Romeo and Writing

Sorry I’ve been MIA for a while. Life’s been a little crazy. Anyways.

Last semester, in my Creative Writing class, we read through A Poetry Handbook by Mary Oliver.  This one section we read really stuck out to me:

quotation-marks

If Romeo and Juliet had made their appointments to meet, in the moonlight-swept orchard, in all the peril and sweetness of conspiracy, and then more often than not failed to meet — one or the other lagging, or afraid, or busy elsewhere — there would have been no romance, no passion, none of the drama for which we remember and celebrate them. Writing… is not so different—it is a kind of possible love affair between something like the heart (that courageous but also shy factory of emotion) and the learned skills of the conscious mind. They make appointments with each other, and keep them, and something begins to happen. Or, they make appointments with each other but are casual and often fail to keep them: count on it, nothing happens.

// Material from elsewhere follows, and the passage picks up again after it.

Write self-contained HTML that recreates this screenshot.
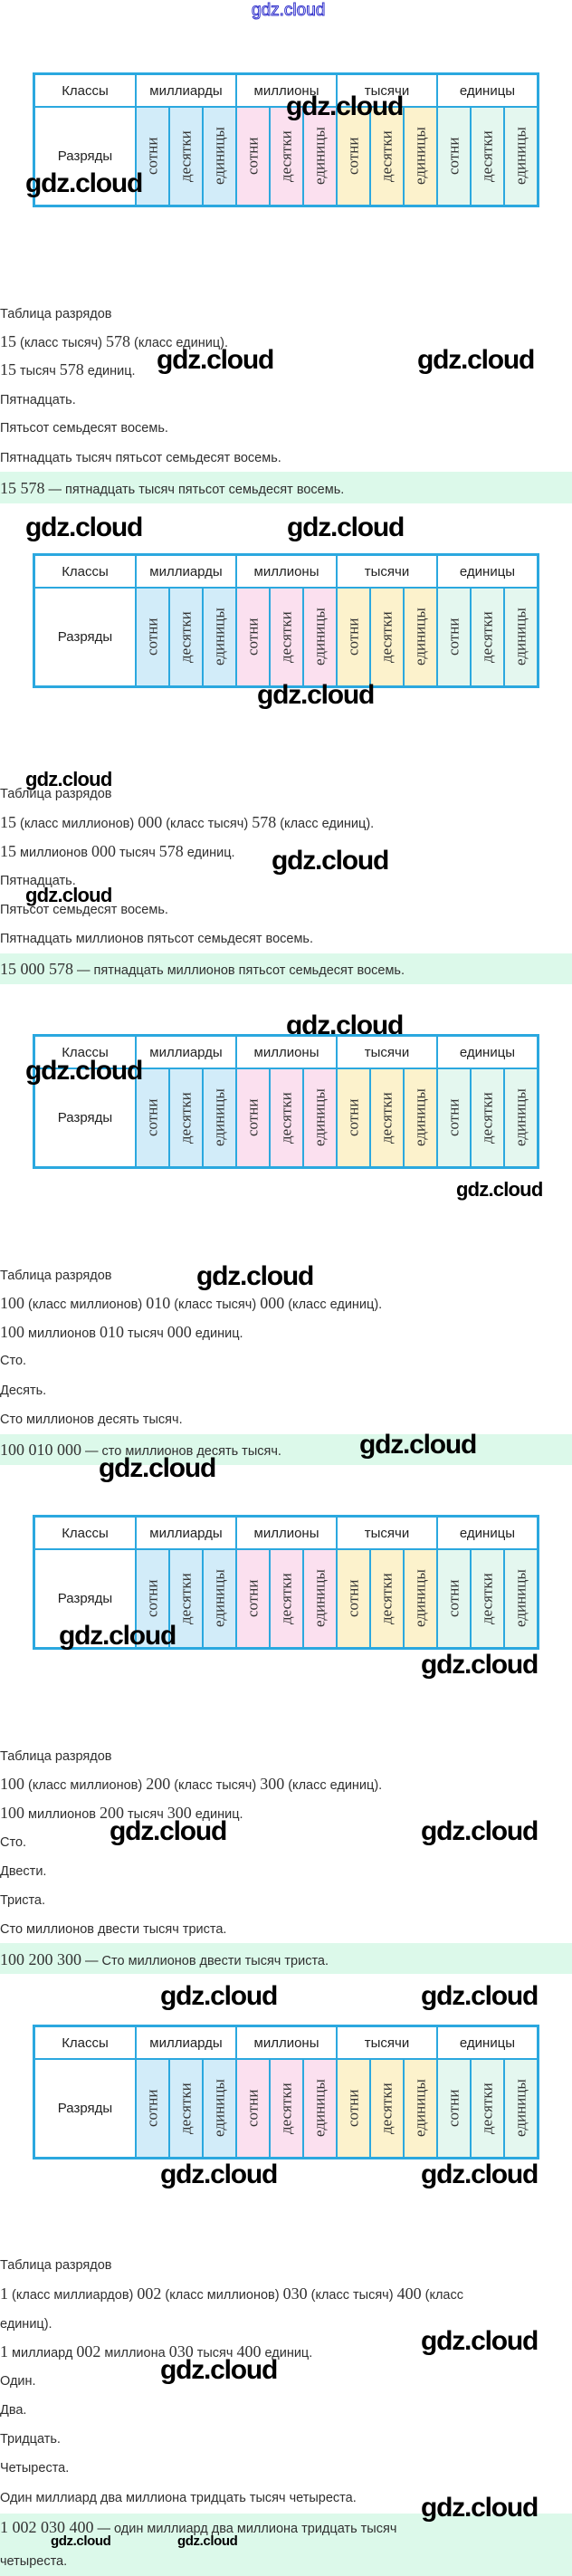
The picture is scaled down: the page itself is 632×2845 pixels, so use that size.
<!DOCTYPE html>
<html><head><meta charset="utf-8">
<style>
*{margin:0;padding:0;box-sizing:border-box}
body{width:632px;height:2845px;position:relative;background:#fff;overflow:hidden;font-family:"Liberation Sans",sans-serif}
.tb{position:absolute;left:36px;width:560px;height:149px;background:#2ba8df;padding:3px;display:grid;grid-template-columns:110px repeat(12,1fr);grid-template-rows:34px 1fr;gap:2px 2px}
.tb div{background:#fff;display:flex;align-items:center;justify-content:center;font-size:15px;color:#222}
.tb .h{grid-column:span 3}
.tb .v{writing-mode:vertical-rl;transform:rotate(180deg);font-family:"Liberation Serif",serif;font-size:17px;color:#333}
.tb .b{background:#d2ecf9}.tb .p{background:#fbe0ef}.tb .y{background:#fcf2cc}.tb .g{background:#e4f7ef}
.l{position:absolute;left:0;font-size:14.5px;color:#2f2f2f;line-height:20px;white-space:nowrap}
.l b{font-family:"Liberation Serif",serif;font-weight:normal;font-size:18px;color:#333}
.gr{position:absolute;left:0;width:632px;background:#dcf9ea}
.w{position:absolute;font-family:"Liberation Sans",sans-serif;font-weight:bold;font-size:30px;color:#000;line-height:30px;white-space:nowrap;letter-spacing:-1.2px}
.ws{font-size:22px;line-height:22px;letter-spacing:-0.8px}
.wt{font-size:15px;line-height:15px;letter-spacing:-0.4px}
</style></head><body>

<div class="w" style="left:278px;top:2px;font-size:19px;line-height:20px;font-weight:normal;letter-spacing:0;color:transparent;-webkit-text-stroke:1px #3333cc">gdz.cloud</div>

<!-- Table 1 -->
<div class="tb" style="top:80px">
<div>Классы</div><div class="h">миллиарды</div><div class="h">миллионы</div><div class="h">тысячи</div><div class="h">единицы</div>
<div>Разряды</div>
<div class="v b">сотни</div><div class="v b">десятки</div><div class="v b">единицы</div>
<div class="v p">сотни</div><div class="v p">десятки</div><div class="v p">единицы</div>
<div class="v y">сотни</div><div class="v y">десятки</div><div class="v y">единицы</div>
<div class="v g">сотни</div><div class="v g">десятки</div><div class="v g">единицы</div>
</div>
<div class="w" style="left:316px;top:103px">gdz.cloud</div>
<div class="w" style="left:28px;top:188px">gdz.cloud</div>

<div class="l" style="top:337px">Таблица разрядов</div>
<div class="l" style="top:367px"><b>15</b> (класс тысяч) <b>578</b> (класс единиц).</div>
<div class="l" style="top:398px"><b>15</b> тысяч <b>578</b> единиц.</div>
<div class="l" style="top:432px">Пятнадцать.</div>
<div class="l" style="top:463px">Пятьсот семьдесят восемь.</div>
<div class="l" style="top:496px">Пятнадцать тысяч пятьсот семьдесят восемь.</div>
<div class="gr" style="top:521px;height:35px"></div>
<div class="l" style="top:529px"><b>15 578</b> — пятнадцать тысяч пятьсот семьдесят восемь.</div>
<div class="w" style="left:173px;top:383px">gdz.cloud</div>
<div class="w" style="left:461px;top:383px">gdz.cloud</div>
<div class="w" style="left:28px;top:568px">gdz.cloud</div>
<div class="w" style="left:317px;top:568px">gdz.cloud</div>

<!-- Table 2 -->
<div class="tb" style="top:611px">
<div>Классы</div><div class="h">миллиарды</div><div class="h">миллионы</div><div class="h">тысячи</div><div class="h">единицы</div>
<div>Разряды</div>
<div class="v b">сотни</div><div class="v b">десятки</div><div class="v b">единицы</div>
<div class="v p">сотни</div><div class="v p">десятки</div><div class="v p">единицы</div>
<div class="v y">сотни</div><div class="v y">десятки</div><div class="v y">единицы</div>
<div class="v g">сотни</div><div class="v g">десятки</div><div class="v g">единицы</div>
</div>
<div class="w" style="left:284px;top:753px">gdz.cloud</div>

<div class="w ws" style="left:28px;top:850px">gdz.cloud</div>
<div class="l" style="top:867px">Таблица разрядов</div>
<div class="l" style="top:898px"><b>15</b> (класс миллионов) <b>000</b> (класс тысяч) <b>578</b> (класс единиц).</div>
<div class="l" style="top:930px"><b>15</b> миллионов <b>000</b> тысяч <b>578</b> единиц.</div>
<div class="l" style="top:963px">Пятнадцать.</div>
<div class="w ws" style="left:28px;top:978px">gdz.cloud</div>
<div class="l" style="top:995px">Пятьсот семьдесят восемь.</div>
<div class="l" style="top:1027px">Пятнадцать миллионов пятьсот семьдесят восемь.</div>
<div class="gr" style="top:1053px;height:34px"></div>
<div class="l" style="top:1060px"><b>15 000 578</b> — пятнадцать миллионов пятьсот семьдесят восемь.</div>
<div class="w" style="left:300px;top:936px">gdz.cloud</div>
<div class="w" style="left:316px;top:1118px">gdz.cloud</div>

<!-- Table 3 -->
<div class="tb" style="top:1142px">
<div>Классы</div><div class="h">миллиарды</div><div class="h">миллионы</div><div class="h">тысячи</div><div class="h">единицы</div>
<div>Разряды</div>
<div class="v b">сотни</div><div class="v b">десятки</div><div class="v b">единицы</div>
<div class="v p">сотни</div><div class="v p">десятки</div><div class="v p">единицы</div>
<div class="v y">сотни</div><div class="v y">десятки</div><div class="v y">единицы</div>
<div class="v g">сотни</div><div class="v g">десятки</div><div class="v g">единицы</div>
</div>
<div class="w" style="left:28px;top:1168px">gdz.cloud</div>
<div class="w ws" style="left:504px;top:1303px">gdz.cloud</div>

<div class="l" style="top:1399px">Таблица разрядов</div>
<div class="l" style="top:1429px"><b>100</b> (класс миллионов) <b>010</b> (класс тысяч) <b>000</b> (класс единиц).</div>
<div class="l" style="top:1461px"><b>100</b> миллионов <b>010</b> тысяч <b>000</b> единиц.</div>
<div class="l" style="top:1493px">Сто.</div>
<div class="l" style="top:1526px">Десять.</div>
<div class="l" style="top:1558px">Сто миллионов десять тысяч.</div>
<div class="gr" style="top:1584px;height:34px"></div>
<div class="l" style="top:1591px"><b>100 010 000</b> — сто миллионов десять тысяч.</div>
<div class="w" style="left:217px;top:1395px">gdz.cloud</div>
<div class="w" style="left:397px;top:1581px">gdz.cloud</div>
<div class="w" style="left:109px;top:1607px">gdz.cloud</div>

<!-- Table 4 -->
<div class="tb" style="top:1673px">
<div>Классы</div><div class="h">миллиарды</div><div class="h">миллионы</div><div class="h">тысячи</div><div class="h">единицы</div>
<div>Разряды</div>
<div class="v b">сотни</div><div class="v b">десятки</div><div class="v b">единицы</div>
<div class="v p">сотни</div><div class="v p">десятки</div><div class="v p">единицы</div>
<div class="v y">сотни</div><div class="v y">десятки</div><div class="v y">единицы</div>
<div class="v g">сотни</div><div class="v g">десятки</div><div class="v g">единицы</div>
</div>
<div class="w" style="left:65px;top:1792px">gdz.cloud</div>
<div class="w" style="left:465px;top:1824px">gdz.cloud</div>

<div class="l" style="top:1930px">Таблица разрядов</div>
<div class="l" style="top:1960px"><b>100</b> (класс миллионов) <b>200</b> (класс тысяч) <b>300</b> (класс единиц).</div>
<div class="l" style="top:1992px"><b>100</b> миллионов <b>200</b> тысяч <b>300</b> единиц.</div>
<div class="l" style="top:2025px">Сто.</div>
<div class="l" style="top:2057px">Двести.</div>
<div class="l" style="top:2089px">Триста.</div>
<div class="l" style="top:2121px">Сто миллионов двести тысяч триста.</div>
<div class="gr" style="top:2146px;height:34px"></div>
<div class="l" style="top:2154px"><b>100 200 300</b> — Сто миллионов двести тысяч триста.</div>
<div class="w" style="left:121px;top:2008px">gdz.cloud</div>
<div class="w" style="left:465px;top:2008px">gdz.cloud</div>
<div class="w" style="left:177px;top:2190px">gdz.cloud</div>
<div class="w" style="left:465px;top:2190px">gdz.cloud</div>

<!-- Table 5 -->
<div class="tb" style="top:2236px">
<div>Классы</div><div class="h">миллиарды</div><div class="h">миллионы</div><div class="h">тысячи</div><div class="h">единицы</div>
<div>Разряды</div>
<div class="v b">сотни</div><div class="v b">десятки</div><div class="v b">единицы</div>
<div class="v p">сотни</div><div class="v p">десятки</div><div class="v p">единицы</div>
<div class="v y">сотни</div><div class="v y">десятки</div><div class="v y">единицы</div>
<div class="v g">сотни</div><div class="v g">десятки</div><div class="v g">единицы</div>
</div>
<div class="w" style="left:177px;top:2387px">gdz.cloud</div>
<div class="w" style="left:465px;top:2387px">gdz.cloud</div>

<div class="l" style="top:2492px">Таблица разрядов</div>
<div class="l" style="top:2523px"><b>1</b> (класс миллиардов) <b>002</b> (класс миллионов) <b>030</b> (класс тысяч) <b>400</b> (класс</div>
<div class="l" style="top:2557px">единиц).</div>
<div class="l" style="top:2587px"><b>1</b> миллиард <b>002</b> миллиона <b>030</b> тысяч <b>400</b> единиц.</div>
<div class="l" style="top:2620px">Один.</div>
<div class="l" style="top:2652px">Два.</div>
<div class="l" style="top:2684px">Тридцать.</div>
<div class="l" style="top:2716px">Четыреста.</div>
<div class="l" style="top:2749px">Один миллиард два миллиона тридцать тысяч четыреста.</div>
<div class="gr" style="top:2776px;height:69px"></div>
<div class="l" style="top:2781px"><b>1 002 030 400</b> — один миллиард два миллиона тридцать тысяч</div>
<div class="l" style="top:2819px">четыреста.</div>
<div class="w" style="left:465px;top:2571px">gdz.cloud</div>
<div class="w" style="left:177px;top:2603px">gdz.cloud</div>
<div class="w" style="left:465px;top:2755px">gdz.cloud</div>
<div class="w wt" style="left:56px;top:2799px">gdz.cloud</div>
<div class="w wt" style="left:196px;top:2799px">gdz.cloud</div>

</body></html>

-Mary Oliver, A Poetry Handbook

This is So. Darn. True.  If we don’t respond when our story asks to be written, it will eventually stop asking.

I don’t know about you, but I’ll get this “text message buzz” in the middle of my chest (figuratively, not literally) when I need to write.  There’ll be this nagging voice saying “sit down and type!

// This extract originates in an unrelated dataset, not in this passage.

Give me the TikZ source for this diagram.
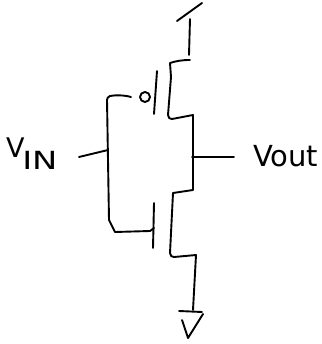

And here’s the thing: the more I listen to it, the louder it gets, and the easier it is to write. And the more I ignore it, the less I am compelled to write.

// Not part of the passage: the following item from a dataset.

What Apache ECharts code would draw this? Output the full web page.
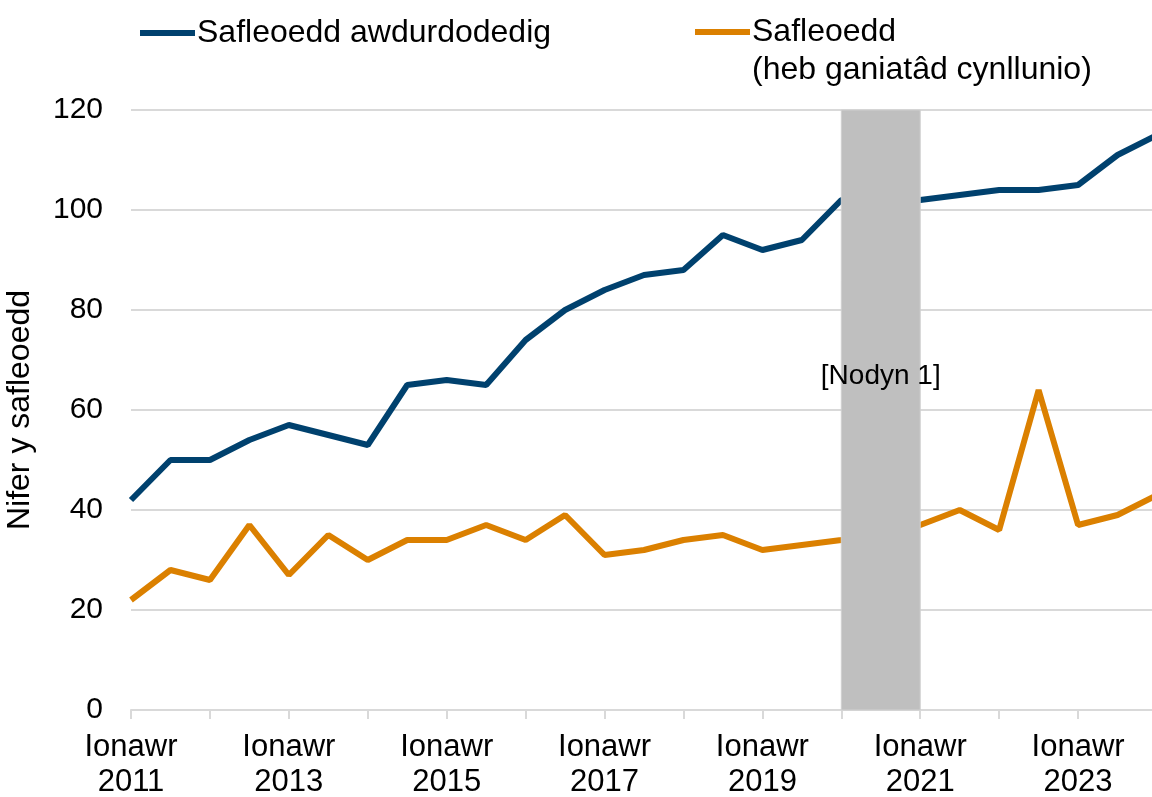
<!DOCTYPE html>
<html>
<head>
<meta charset="utf-8">
<script src="https://cdn.jsdelivr.net/npm/echarts@6/dist/echarts.min.js"></script>
<style>html,body{margin:0;padding:0;background:#fff;}#c{width:1152px;height:797px;}</style>
</head>
<body>
<div id="c"></div>
<script>
const categories = [
  'Ionawr 2011','Gorffennaf 2011','Ionawr 2012','Gorffennaf 2012','Ionawr 2013','Gorffennaf 2013',
  'Ionawr 2014','Gorffennaf 2014','Ionawr 2015','Gorffennaf 2015','Ionawr 2016','Gorffennaf 2016',
  'Ionawr 2017','Gorffennaf 2017','Ionawr 2018','Gorffennaf 2018','Ionawr 2019','Gorffennaf 2019',
  'Ionawr 2020','Gorffennaf 2020','Ionawr 2021','Gorffennaf 2021','Ionawr 2022','Gorffennaf 2022',
  'Ionawr 2023','Gorffennaf 2023','Ionawr 2024'
];
const authorisedSites = [42,50,50,54,57,55,53,65,66,65,74,80,84,87,88,95,92,94,102,null,102,103,104,104,105,111,115];
const unauthorisedSites = [22,28,26,37,27,35,30,34,34,37,34,39,31,32,34,35,32,33,34,null,37,40,36,64,37,39,43];
const yTicks = { min: 0, max: 120, interval: 20 };
const noteLabel = '[Nodyn 1]';
const noteRange = ['Ionawr 2020', 'Ionawr 2021'];
const seriesNames = ['Safleoedd awdurdodedig', 'Safleoedd\n(heb ganiatâd cynllunio)'];

const FONT = 'Liberation Sans, Arial, sans-serif';
const chart = echarts.init(document.getElementById('c'));
chart.setOption({
  animation: false,
  textStyle: { fontFamily: FONT, color: '#000' },
  legend: [
    {
      data: [seriesNames[0]], left: 135, top: 9, itemWidth: 55, itemHeight: 14, itemGap: 10,
      textStyle: { fontSize: 32, fontFamily: FONT, color: '#000', lineHeight: 38, padding: [0,0,0,-3] },
      icon: 'path://M0,0 L55,0 L55,6 L0,6 Z'
    },
    {
      data: [seriesNames[1]], left: 690, top: -30, itemWidth: 55, itemHeight: 14,
      formatter: name => '\n' + name,
      textStyle: { fontSize: 32, fontFamily: FONT, color: '#000', lineHeight: 38, padding: [0,0,0,-3] },
      icon: 'path://M0,0 L55,0 L55,6 L0,6 Z'
    }
  ],
  grid: { left: 131, right: -5, top: 110, bottom: 87, containLabel: false, outerBoundsMode: 'none' },
  xAxis: {
    type: 'category', data: categories, boundaryGap: false,
    axisLine: { lineStyle: { color: '#D9D9D9', width: 2 } },
    axisTick: { interval: 1, length: 9, lineStyle: { color: '#D9D9D9', width: 2 } },
    axisLabel: {
      interval: 3, margin: 20, fontSize: 31, lineHeight: 35, color: '#000', fontFamily: FONT,
      formatter: v => v.replace(' ', '\n')
    }
  },
  yAxis: {
    type: 'value', min: yTicks.min, max: yTicks.max, interval: yTicks.interval,
    name: 'Nifer y safleoedd', nameLocation: 'middle', nameGap: 95, nameRotate: 90,
    nameTextStyle: { fontSize: 32, color: '#000', fontFamily: FONT },
    axisLine: { show: false }, axisTick: { show: false },
    axisLabel: { fontSize: 30, margin: 28, color: '#000', fontFamily: FONT },
    splitLine: { lineStyle: { color: '#D9D9D9', width: 2 } }
  },
  series: [
    {
      name: seriesNames[0], type: 'line', data: authorisedSites, connectNulls: true,
      symbol: 'none', z: 3, clip: true,
      lineStyle: { color: '#00416E', width: 6 }, itemStyle: { color: '#00416E' }
    },
    {
      name: seriesNames[1], type: 'line', data: unauthorisedSites, connectNulls: true,
      symbol: 'none', z: 3, clip: true,
      lineStyle: { color: '#DB8000', width: 6 }, itemStyle: { color: '#DB8000' }
    },
    {
      name: 'note', type: 'line', data: [], symbol: 'none', clip: false, z: 10,
      markArea: {
        silent: true, z: 10,
        itemStyle: { color: '#BFBFBF', borderColor: '#D0D0D0', borderWidth: 1 },
        label: {
          show: true, position: ['50%', '44.4%'], align: 'center', verticalAlign: 'middle',
          fontSize: 28, color: '#000', fontFamily: FONT, formatter: noteLabel
        },
        data: [[{ xAxis: noteRange[0], yAxis: 0 }, { xAxis: noteRange[1], yAxis: 120.4 }]]
      }
    }
  ]
});
</script>
</body>
</html>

There’s a big discussion in the Writing Community about the soundness of the advice “write every day.”  And while this advice is clearly not practical for everyone, the idea behind it is solid: writing should be a habit.  It should be done frequently.  It should be a priority (as much as it’s in your control to make it so).

I don’t want to be casual about my writing.  I want to treat it like it’s important.

But sometimes, I’ll run into this issue: I’ll think about writing and then go, “nah, I’m not feeling the inspiration today.  Maybe tomorrow.”  But the fault with that argument is that inspiration is fickle, unreliable.  It’s fleeting, here one day and gone the next.

I don’t need more inspiration for my writing.  I need more commitment.

I’ll leave you with another quote, this one by Lin-Manuel Miranda (via his twitter feed).

quotation-marks

And now, a daydream about inspiration. Inspiration is EXACTLY like getting a star in Super Mario Bros. Exciting, and super rare. You’re invincible for a short time. The rest of your time you’re breaking bricks, you’re navigating pitfalls, you’re living and dying. You’re doing the work. Star mode is not a substitute for skill, but if you do the work, you can maximize it when it appears. So I wish you star mode. And I wish you lots of hard work so that you know what to do with it when it strikes. That is all.”